## TASK
Images should be left out, and everything else in the listing reproduced exactly.

## INFORMATION SUPPLIED
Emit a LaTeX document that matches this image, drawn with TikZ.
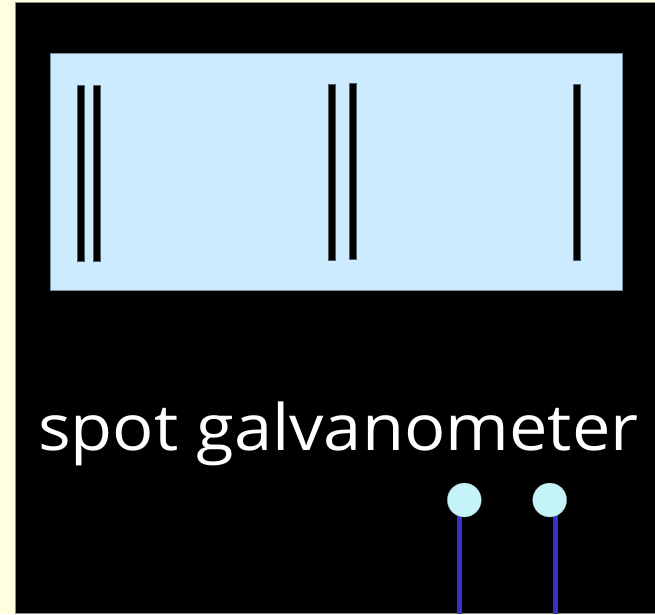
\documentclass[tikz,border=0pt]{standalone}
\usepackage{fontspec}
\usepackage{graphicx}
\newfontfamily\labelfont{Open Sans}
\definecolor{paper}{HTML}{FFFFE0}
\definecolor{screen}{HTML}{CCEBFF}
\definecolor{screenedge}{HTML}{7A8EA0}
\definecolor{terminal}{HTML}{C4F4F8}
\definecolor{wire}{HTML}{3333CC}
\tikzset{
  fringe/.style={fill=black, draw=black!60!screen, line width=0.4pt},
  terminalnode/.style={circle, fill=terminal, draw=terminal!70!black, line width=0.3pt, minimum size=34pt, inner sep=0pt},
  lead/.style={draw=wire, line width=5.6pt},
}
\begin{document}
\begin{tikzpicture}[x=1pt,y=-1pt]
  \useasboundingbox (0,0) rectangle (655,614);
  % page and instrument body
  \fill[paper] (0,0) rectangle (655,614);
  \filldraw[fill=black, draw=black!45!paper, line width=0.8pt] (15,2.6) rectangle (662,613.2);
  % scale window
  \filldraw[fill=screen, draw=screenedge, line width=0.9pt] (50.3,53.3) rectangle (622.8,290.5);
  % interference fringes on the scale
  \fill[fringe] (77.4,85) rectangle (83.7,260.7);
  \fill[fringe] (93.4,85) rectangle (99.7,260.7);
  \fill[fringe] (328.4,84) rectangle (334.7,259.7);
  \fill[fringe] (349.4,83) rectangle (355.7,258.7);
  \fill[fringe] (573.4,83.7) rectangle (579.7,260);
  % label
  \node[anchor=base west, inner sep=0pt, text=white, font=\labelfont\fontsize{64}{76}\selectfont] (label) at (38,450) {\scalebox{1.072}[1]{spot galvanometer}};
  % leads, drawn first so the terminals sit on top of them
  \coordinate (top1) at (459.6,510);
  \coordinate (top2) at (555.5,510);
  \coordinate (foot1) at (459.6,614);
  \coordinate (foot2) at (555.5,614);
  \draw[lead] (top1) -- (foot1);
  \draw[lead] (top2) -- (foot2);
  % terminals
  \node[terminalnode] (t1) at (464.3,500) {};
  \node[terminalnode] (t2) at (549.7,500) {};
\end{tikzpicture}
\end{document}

## THE ANSWER
Emit a LaTeX document that matches this image, drawn with TikZ.
\documentclass[tikz,border=0pt]{standalone}
\usepackage{fontspec}
\usepackage{graphicx}
\newfontfamily\labelfont{Open Sans}
\definecolor{paper}{HTML}{FFFFE0}
\definecolor{screen}{HTML}{CCEBFF}
\definecolor{screenedge}{HTML}{7A8EA0}
\definecolor{terminal}{HTML}{C4F4F8}
\definecolor{wire}{HTML}{3333CC}
\tikzset{
  fringe/.style={fill=black, draw=black!60!screen, line width=0.4pt},
  terminalnode/.style={circle, fill=terminal, draw=terminal!70!black, line width=0.3pt, minimum size=34pt, inner sep=0pt},
  lead/.style={draw=wire, line width=5.6pt},
}
\begin{document}
\begin{tikzpicture}[x=1pt,y=-1pt]
  \useasboundingbox (0,0) rectangle (655,614);
  % page and instrument body
  \fill[paper] (0,0) rectangle (655,614);
  \filldraw[fill=black, draw=black!45!paper, line width=0.8pt] (15,2.6) rectangle (662,613.2);
  % scale window
  \filldraw[fill=screen, draw=screenedge, line width=0.9pt] (50.3,53.3) rectangle (622.8,290.5);
  % interference fringes on the scale
  \fill[fringe] (77.4,85) rectangle (83.7,260.7);
  \fill[fringe] (93.4,85) rectangle (99.7,260.7);
  \fill[fringe] (328.4,84) rectangle (334.7,259.7);
  \fill[fringe] (349.4,83) rectangle (355.7,258.7);
  \fill[fringe] (573.4,83.7) rectangle (579.7,260);
  % label
  \node[anchor=base west, inner sep=0pt, text=white, font=\labelfont\fontsize{64}{76}\selectfont] (label) at (38,450) {\scalebox{1.072}[1]{spot galvanometer}};
  % leads, drawn first so the terminals sit on top of them
  \coordinate (top1) at (459.6,510);
  \coordinate (top2) at (555.5,510);
  \coordinate (foot1) at (459.6,614);
  \coordinate (foot2) at (555.5,614);
  \draw[lead] (top1) -- (foot1);
  \draw[lead] (top2) -- (foot2);
  % terminals
  \node[terminalnode] (t1) at (464.3,500) {};
  \node[terminalnode] (t2) at (549.7,500) {};
\end{tikzpicture}
\end{document}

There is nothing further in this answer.